## WRITTEN REQUEST
Reproduce the listing word for word. Skip any image.

┌────────

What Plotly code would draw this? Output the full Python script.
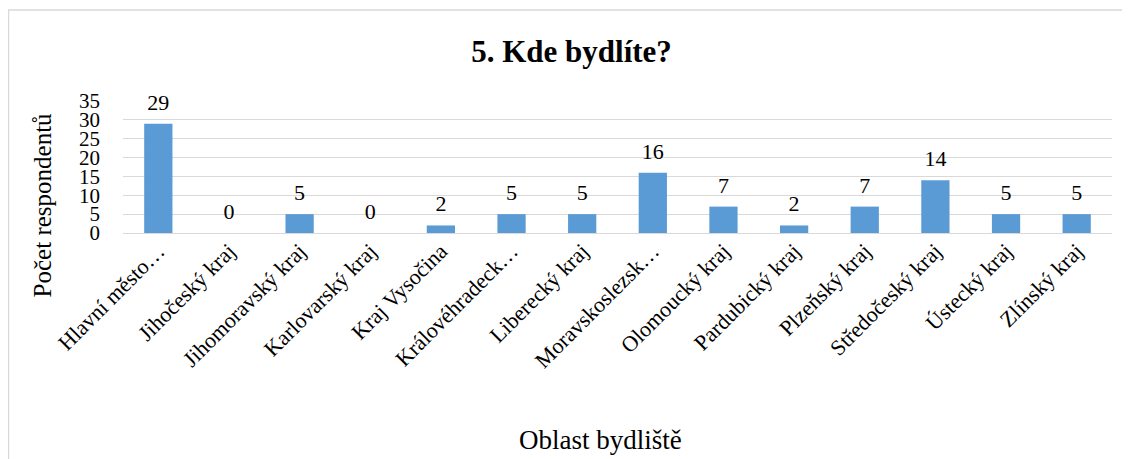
import plotly.graph_objects as go

categories = ["Hlavní město…", "Jihočeský kraj", "Jihomoravský kraj", "Karlovarský kraj",
              "Kraj Vysočina", "Královéhradeck…", "Liberecký kraj", "Moravskoslezsk…",
              "Olomoucký kraj", "Pardubický kraj", "Plzeňský kraj", "Středočeský kraj",
              "Ústecký kraj", "Zlínský kraj"]
values = [29, 0, 5, 0, 2, 5, 5, 16, 7, 2, 7, 14, 5, 5]
y_ticks = [0, 5, 10, 15, 20, 25, 30, 35]

FONT = "Liberation Serif"

fig = go.Figure()
fig.add_trace(go.Bar(
    x=categories, y=values,
    marker=dict(color="#5b9bd5", line=dict(width=0)),
    width=0.4,
))
fig.add_trace(go.Scatter(
    x=categories, y=values, mode="markers+text",
    marker=dict(size=12, opacity=0, color="white"),
    text=[str(v) for v in values], textposition="top center",
    textfont=dict(family=FONT, size=22, color="black"),
    cliponaxis=False, hoverinfo="skip",
))

fig.update_layout(
    width=1130, height=459,
    margin=dict(l=115, r=26, t=93, b=234),
    paper_bgcolor="white", plot_bgcolor="white",
    showlegend=False,
    font=dict(family=FONT, color="black"),
    title=dict(text="<b>5. Kde bydlíte?</b>", x=0.4987, xanchor="center", y=0.905, yanchor="middle",
               font=dict(family=FONT, size=31, color="black")),
    xaxis=dict(tickangle=-45, tickfont=dict(family=FONT, size=22, color="black"),
               range=[-0.5, len(categories) - 0.5],
               showgrid=False, showline=False, ticks="", automargin=False),
    yaxis=dict(range=[0, 35], tickvals=y_ticks, tickfont=dict(family=FONT, size=21, color="black"),
               showgrid=True, gridcolor="#d9d9d9", gridwidth=1.3, zeroline=True,
               zerolinecolor="#d9d9d9", zerolinewidth=1.3, showline=False, ticks="",
               ticklabelstandoff=22, automargin=False),
    shapes=[dict(type="rect", xref="paper", yref="paper", x0=-0.1158, x1=1.2, y0=-2.2, y1=1.689,
                 line=dict(color="#d9d9d9", width=1.5), fillcolor="rgba(0,0,0,0)", layer="below")],
    annotations=[
        dict(text="Počet respondentů", xref="paper", yref="paper", x=-0.0815, y=0.212,
             textangle=-90, showarrow=False, xanchor="center", yanchor="middle",
             font=dict(family=FONT, size=25, color="black")),
        dict(text="Oblast bydliště", xref="paper", yref="paper", x=0.4833, y=-1.57,
             showarrow=False, xanchor="center", yanchor="middle",
             font=dict(family=FONT, size=27, color="black")),
    ],
)

fig.write_html("out.html")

└────────

## FINISHED ANSWER
What Plotly code would draw this? Output the full Python script.
import plotly.graph_objects as go

categories = ["Hlavní město…", "Jihočeský kraj", "Jihomoravský kraj", "Karlovarský kraj",
              "Kraj Vysočina", "Královéhradeck…", "Liberecký kraj", "Moravskoslezsk…",
              "Olomoucký kraj", "Pardubický kraj", "Plzeňský kraj", "Středočeský kraj",
              "Ústecký kraj", "Zlínský kraj"]
values = [29, 0, 5, 0, 2, 5, 5, 16, 7, 2, 7, 14, 5, 5]
y_ticks = [0, 5, 10, 15, 20, 25, 30, 35]

FONT = "Liberation Serif"

fig = go.Figure()
fig.add_trace(go.Bar(
    x=categories, y=values,
    marker=dict(color="#5b9bd5", line=dict(width=0)),
    width=0.4,
))
fig.add_trace(go.Scatter(
    x=categories, y=values, mode="markers+text",
    marker=dict(size=12, opacity=0, color="white"),
    text=[str(v) for v in values], textposition="top center",
    textfont=dict(family=FONT, size=22, color="black"),
    cliponaxis=False, hoverinfo="skip",
))

fig.update_layout(
    width=1130, height=459,
    margin=dict(l=115, r=26, t=93, b=234),
    paper_bgcolor="white", plot_bgcolor="white",
    showlegend=False,
    font=dict(family=FONT, color="black"),
    title=dict(text="<b>5. Kde bydlíte?</b>", x=0.4987, xanchor="center", y=0.905, yanchor="middle",
               font=dict(family=FONT, size=31, color="black")),
    xaxis=dict(tickangle=-45, tickfont=dict(family=FONT, size=22, color="black"),
               range=[-0.5, len(categories) - 0.5],
               showgrid=False, showline=False, ticks="", automargin=False),
    yaxis=dict(range=[0, 35], tickvals=y_ticks, tickfont=dict(family=FONT, size=21, color="black"),
               showgrid=True, gridcolor="#d9d9d9", gridwidth=1.3, zeroline=True,
               zerolinecolor="#d9d9d9", zerolinewidth=1.3, showline=False, ticks="",
               ticklabelstandoff=22, automargin=False),
    shapes=[dict(type="rect", xref="paper", yref="paper", x0=-0.1158, x1=1.2, y0=-2.2, y1=1.689,
                 line=dict(color="#d9d9d9", width=1.5), fillcolor="rgba(0,0,0,0)", layer="below")],
    annotations=[
        dict(text="Počet respondentů", xref="paper", yref="paper", x=-0.0815, y=0.212,
             textangle=-90, showarrow=False, xanchor="center", yanchor="middle",
             font=dict(family=FONT, size=25, color="black")),
        dict(text="Oblast bydliště", xref="paper", yref="paper", x=0.4833, y=-1.57,
             showarrow=False, xanchor="center", yanchor="middle",
             font=dict(family=FONT, size=27, color="black")),
    ],
)

fig.write_html("out.html")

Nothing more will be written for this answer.